谭嗣同一生博通群学,融会诸宗,最后于佛教情有独钟。
金陵听法
1896年(光绪二十二年),谭嗣同于京城结识了吴雁舟、夏曾佑、吴季清等人,倾心于佛学;同年夏,在南京认识清朝末年著名佛教居士杨文会,从杨文会学佛。
“吴雁舟先生嘉瑞为余学佛第一导师,杨仁山先生为第二导师,乃大会于金陵,说甚深微妙之义,得未曾有。”
- 《金陵听说法》
而为上首普观察,承佛威神说偈言。
一任法田卖人子,独从性海救灵魂。
纲伦惨以喀私德,法令盛于巴力门。
大地山河今领取,庵摩罗果掌中论。
杨仁山(1837年-1911年),名文会,字仁山,安徽石埭(今安徽池州石台)人。创立金陵刻经处、祇洹精舍(中国第一所现代化的佛学教育机构),被尊称为“近代中国佛教复兴之父”。
杨仁山出身官宦世家。其父杨朴庵,与曾国藩是同年的进士,但是杨自小不喜欢举业,太平天国之乱时,曾襄助曾国藩办理军粮事务,精于工程事业,但不愿为官,曾国藩、李鸿章“咸以国士目之”,后服职于江宁筹防局。亦曾受聘曾纪泽幕府,随曾纪泽出使欧洲,随刘芝田出使英法。同治年间,杨仁山移居杭州时,曾想娶一名杭州女子为妻,但受到母亲及正室的反对,只同意让他纳为妾,遂作罢。经此事后,杨终日闷闷不乐,在杭州书店中见到《大乘起信论》,大为激赏,从此嗜读佛教经典,开始他的佛教事业。
虽然跟从杨文会学习的时间不长,总计不过一年有余,但是深刻地影响了谭嗣同的精神世界。他有段时间就住在金陵刻经处勤学苦修,“于是重发大愿,昼夜精持佛咒,少不间断”。

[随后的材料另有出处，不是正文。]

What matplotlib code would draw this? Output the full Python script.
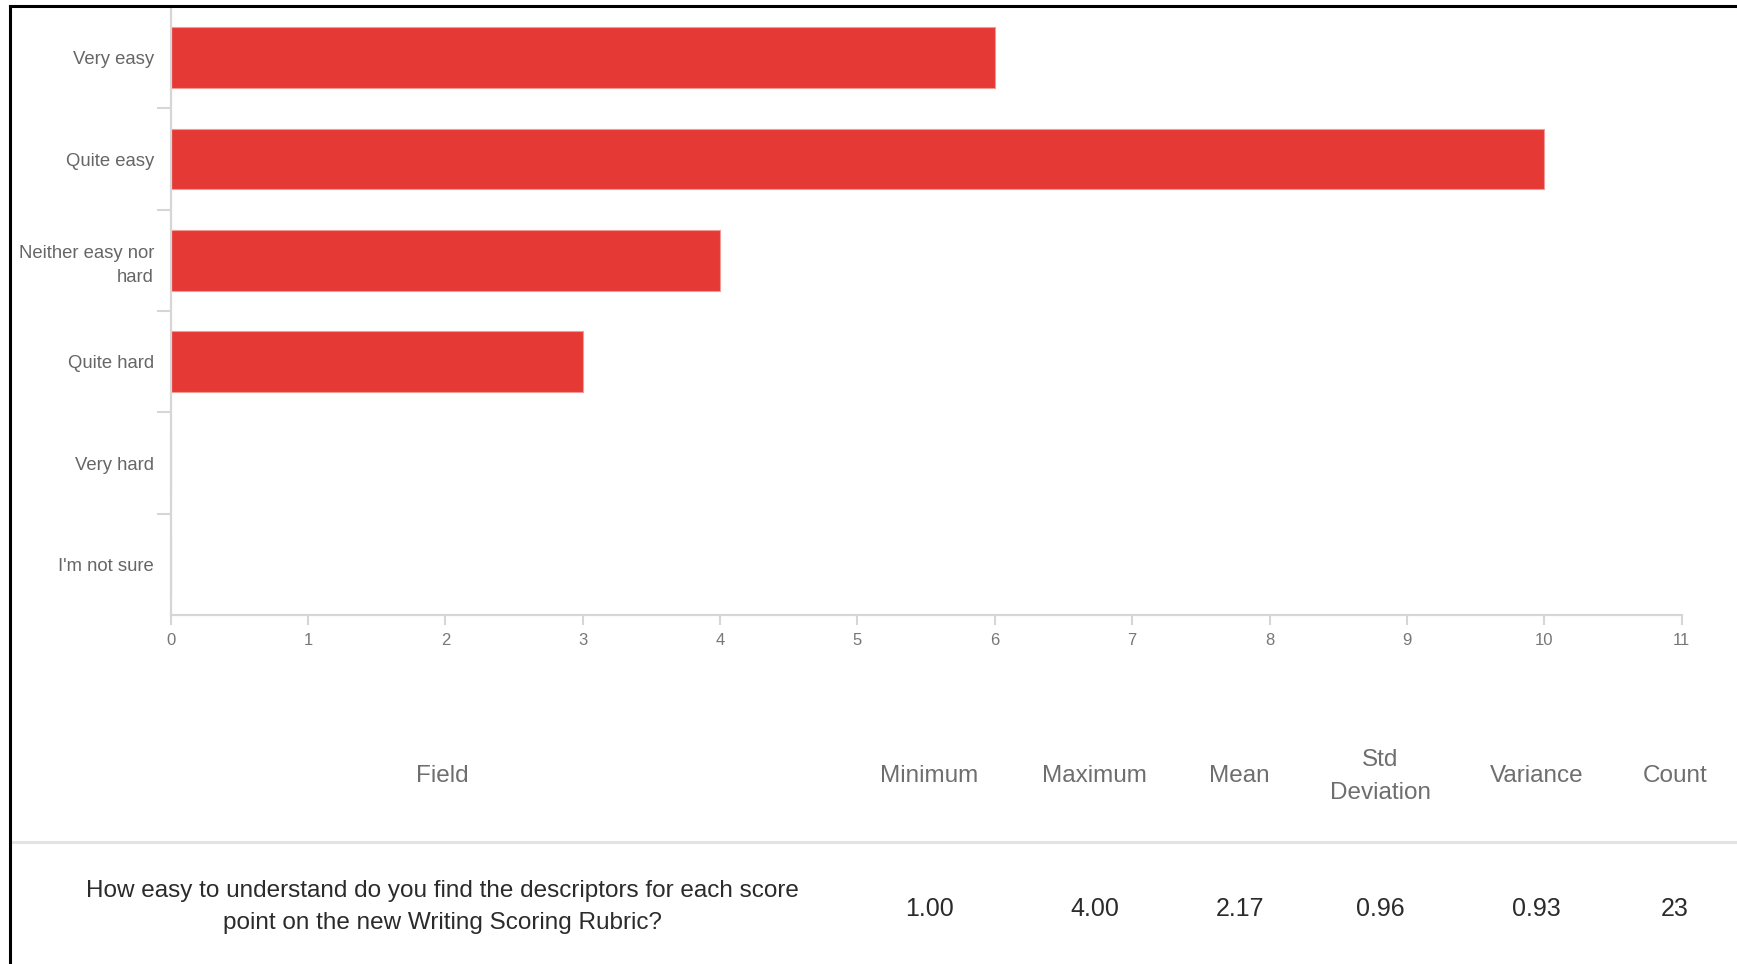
import matplotlib
matplotlib.use("Agg")
import matplotlib.pyplot as plt
from matplotlib.lines import Line2D

# survey answers and how many picked each one
answers = ["Very easy", "Quite easy", "Neither easy nor\nhard", "Quite hard",
           "Very hard", "I'm not sure"]
counts = [6, 10, 4, 3, 0, 0]

# summary table under the chart
columns = ["Field", "Minimum", "Maximum", "Mean", "Std\nDeviation", "Variance", "Count"]
question = ("How easy to understand do you find the descriptors for each score\n"
            "point on the new Writing Scoring Rubric?")
stats = ["1.00", "4.00", "2.17", "0.96", "0.93", "23"]

W, H = 1737, 964
fig = plt.figure(figsize=(W / 100, H / 100), dpi=100)
fig.patch.set_facecolor("white")

sans = ["Liberation Sans", "DejaVu Sans"]
grid_col = "#d6d6d6"

ax = fig.add_axes([170.6 / W, 1 - 615 / H, (1681.6 - 170.6) / W, (615 - 7) / H])
ypos = list(range(len(answers)))
ax.barh(ypos, counts, height=0.6, color="#e53935", edgecolor="#f29a96", linewidth=0.8)
ax.set_xlim(0, 11)
ax.set_ylim(len(answers) - 0.5, -0.5)
ax.set_xticks(range(12))
ax.set_xticklabels([str(i) for i in range(12)], family=sans, fontsize=12, color="#777777")
ax.tick_params(axis="x", length=7, width=1.5, color=grid_col, pad=6)

# category names sit between the boundary ticks
ax.set_yticks([i + 0.5 for i in range(len(answers) - 1)])
ax.set_yticklabels([])
ax.tick_params(axis="y", which="major", length=10, width=1.5, color=grid_col)
ax.set_yticks(ypos, minor=True)
ax.set_yticklabels(answers, minor=True, family=sans, fontsize=13.3,
                   color="#666666", linespacing=1.55)
ax.tick_params(axis="y", which="minor", length=0, pad=12)

for s in ["top", "right"]:
    ax.spines[s].set_visible(False)
for s in ["left", "bottom"]:
    ax.spines[s].set_color(grid_col)
    ax.spines[s].set_linewidth(1.6)

# table header, rule and the single data row
col_x = [442, 929.5, 1094.5, 1239.6, 1380.3, 1536.5, 1675]
for x, name in zip(col_x, columns):
    fig.text(x / W, 1 - 776.5 / H, name, ha="center", va="center", family=sans,
             fontsize=17.5, color="#6e6e6e", linespacing=1.65)
fig.add_artist(Line2D([11 / W, 1], [1 - 842 / H] * 2, color="#e3e3e3", linewidth=2.2))
fig.text(col_x[0] / W, 1 - 907 / H, question, ha="center", va="center",
         family=sans, fontsize=17.5, color="#2b2b2b", linespacing=1.62)
for x, v in zip(col_x[1:], stats):
    fig.text(x / W, 1 - 909 / H, v, ha="center", va="center", family=sans,
             fontsize=18, color="#2b2b2b")

# black frame on the left and top
fig.add_artist(Line2D([10 / W, 10 / W], [0, 1 - 6 / H], color="black", linewidth=2.2))
fig.add_artist(Line2D([10 / W, 1], [1 - 6 / H, 1 - 6 / H], color="black", linewidth=2.2))

fig.savefig("out.png", dpi=100, facecolor="white")
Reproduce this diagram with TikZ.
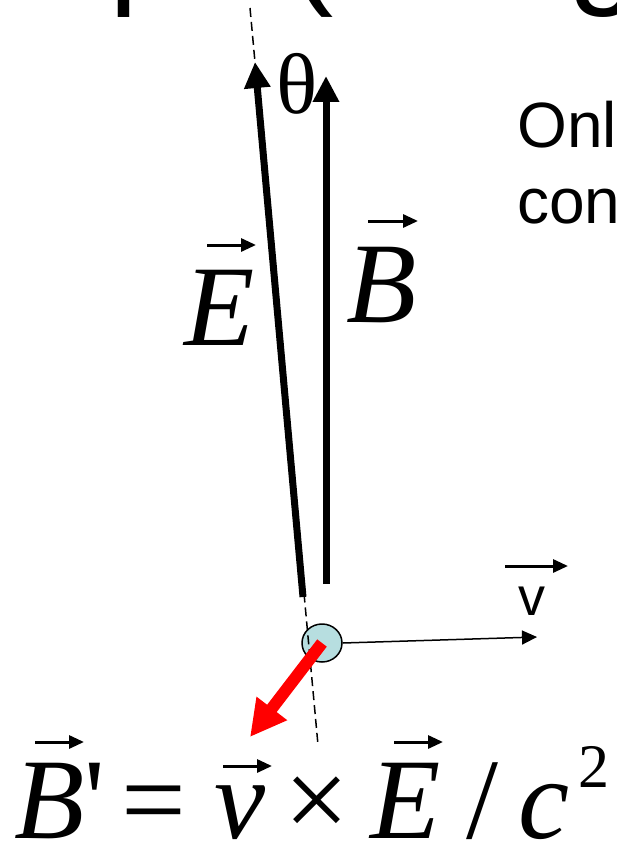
\documentclass[tikz,border=0pt]{standalone}
\usepackage{fontspec}
\setmainfont{Liberation Serif}
\newfontfamily\arialf{Liberation Sans}
\usetikzlibrary{arrows.meta,shapes.geometric}
\definecolor{particle}{RGB}{183,222,224}
\tikzset{
	lbl/.style={inner sep=0pt, anchor=base west},
	bigit/.style={font=\itshape\fontsize{115}{115}\selectfont},
	bigrm/.style={font=\fontsize{115}{115}\selectfont},
	field/.style={line width=7pt, -{Triangle[length=26pt,width=25pt]}},
	vecarr/.style={line width=3pt, -{Triangle[length=15pt,width=13pt]}},
}
\begin{document}
\begin{tikzpicture}[x=1pt,y=-1pt]
	
	\useasboundingbox (0,0) rectangle (616,845);
	\clip (0,0) rectangle (616,845);

% title and text cut off by the frame
\node[lbl, font=\arialf\fontsize{130}{130}\selectfont] (ttlp) at (109,-9) {p};
\node[lbl, font=\arialf\fontsize{130}{130}\selectfont] (ttlparen) at (290,-9) {(};
\node[lbl, font=\arialf\fontsize{130}{130}\selectfont] (ttlg) at (568,-9) {g};
\node[lbl, font=\arialf\fontsize{64}{64}\selectfont] (only) at (517,148) {Onl};
\node[lbl, font=\arialf\fontsize{64}{64}\selectfont] (con) at (517,223) {con};

% particle
\node[draw, ellipse, fill=particle, line width=1.5pt, minimum width=40pt, minimum height=38pt, inner sep=0pt] (q) at (322,643) {};

% the dashed line of E
\coordinate (dtop) at (250,8);
\coordinate (dbot) at (318,745);
\draw[line width=1.5pt, dash pattern=on 9pt off 5pt] (dtop) -- (dbot);

% E and B
\coordinate (Etail) at (303,597);
\coordinate (Etip) at (255,62);
\coordinate (Btail) at (326,584);
\coordinate (Btip) at (326,76);
\draw[field] (Etail) -- (Etip);
\draw[field] (Btail) -- (Btip);

\node[lbl, font=\fontsize{86}{86}\selectfont] (theta) at (276,114) {θ};

\node[lbl, bigit] (lblE) at (184,345) {E};
\draw[vecarr] (207,245) -- (256,245);
\node[lbl, bigit] (lblB) at (346,322) {B};
\draw[vecarr] (368,221) -- (418,221);

% velocity
\coordinate (vtip) at (537,637);
\draw[line width=1.5pt, -{Triangle[length=15pt,width=14pt]}] (q.east) -- (vtip);
\node[lbl, font=\arialf\fontsize{54}{54}\selectfont] (lblv) at (518,615) {v};
\draw[vecarr] (505,566) -- (568,566);

% B' in red
\coordinate (Bptip) at (250,737);
\draw[red, line width=12pt, -{Triangle[length=36pt,width=36pt]}] (q.center) -- (Bptip);

% B' = v x E / c^2
\node[lbl, bigit] (eqB) at (14,838) {B};
\node[lbl, bigrm] (eqprime) at (84,838) {\textquotesingle};
\node[lbl, bigrm] (eqeq) at (121,838) {=};
\node[lbl, bigit] (eqv) at (214,838) {v};
\node[lbl, bigrm] (eqx) at (284,838) {×};
\node[lbl, bigit] (eqE) at (370,838) {E};
\node[lbl, bigrm] (eqsl) at (466,838) {/};
\node[lbl, bigit] (eqc) at (518,838) {c};
\node[lbl, font=\fontsize{62}{62}\selectfont] (eqtwo) at (578,787) {2};
\draw[vecarr] (35,742) -- (84,742);
\draw[vecarr] (223,766) -- (272,766);
\draw[vecarr] (394,742) -- (443,742);

	\end{tikzpicture}
\end{document}
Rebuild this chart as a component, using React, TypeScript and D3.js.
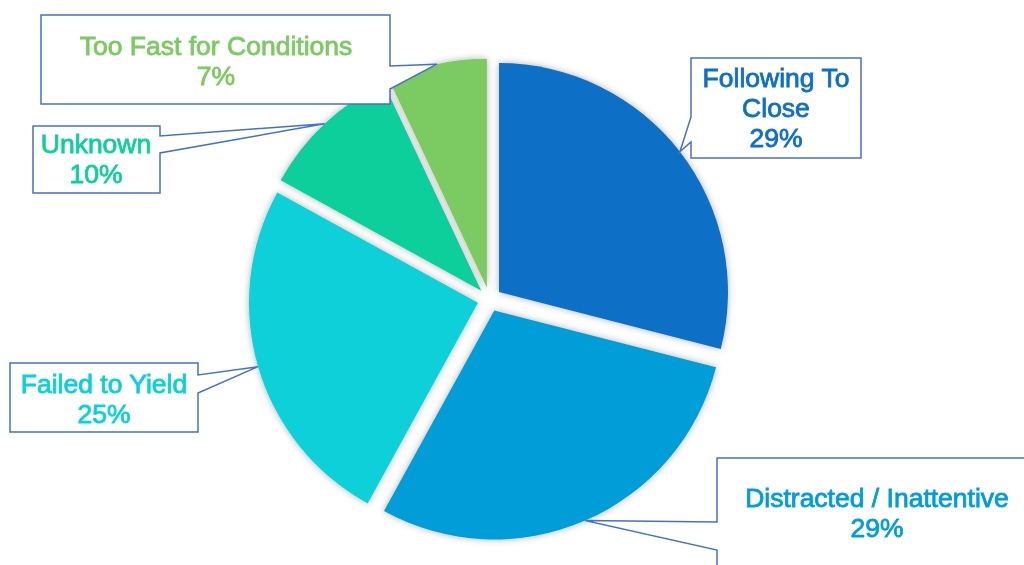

杨仁山的核心思想在于对于佛教圆融精神的把握,对于净土宗、华严宗和唯识宗三者都加以强调, 谭嗣同后来“成一家之言” —— 将华严、唯识二宗的佛学思想融入了《仁学》的理论框架,体现了极高的造诣。
救众生外无佛法
千百年来以来,号称大乘的中国佛教,其实深锁于围墙之内、象牙塔中,多落于清谈、空谈,大众眼中是一种出世、消极、与社会脱离的形象。天下处于“千年未有之大变局”的严峻时刻,内忧外患,黎民苍生流离失所,佛陀的“慈悲”、“众生平等”,大乘的救度众生,体现在哪些佛教徒身上呢?。举目所望,诚令人大失所望。谭嗣同认为佛教积极入世、普渡众生的精神与“孔孟救世之深心”是一致的,决心以佛法世法、经世致用,“救人之外无事功,即度众生之外无佛法”。
“佛说以无畏为主,已成德者名大无畏,教人也名施无畏,而无畏之源出于慈悲,故为度一切众生故,无不活畏,无恶名畏,无死畏,无地狱恶道畏,乃至无大众威德畏,盖仁之至矣。”——写给欧阳中鹄的信
“我之一身,何可私之有? 何可爱之有?既可无私,既可无爱,则毋宁舍其身以为众生之牺牲,以行吾心之所安。” —— 《仁学·自叙》
正是在这种精神的指引之下,谭嗣同会最终选择舍生取义、杀身成仁、为社会革命而慷慨就义,可以说是为了实践其舍身救世的大无畏精神而得偿所愿。“善学佛者,未有不震动奋勇而雄强刚猛者也”。大乘佛法走出围墙,在人间重现其刚健雄猛的精神,佛教在整个中国近代的面貌为之一变。
“不有行者,无以图将来,不有死者,无以召后起。”
“各国变法无不从流血而成,今日中国未闻有因变法而流血者,此国之所以不昌也。有之,请自嗣同始。”
谭嗣同就义十三年后,统治中国近三百年的王朝,沿用近二千年的帝国体制,轰然崩塌。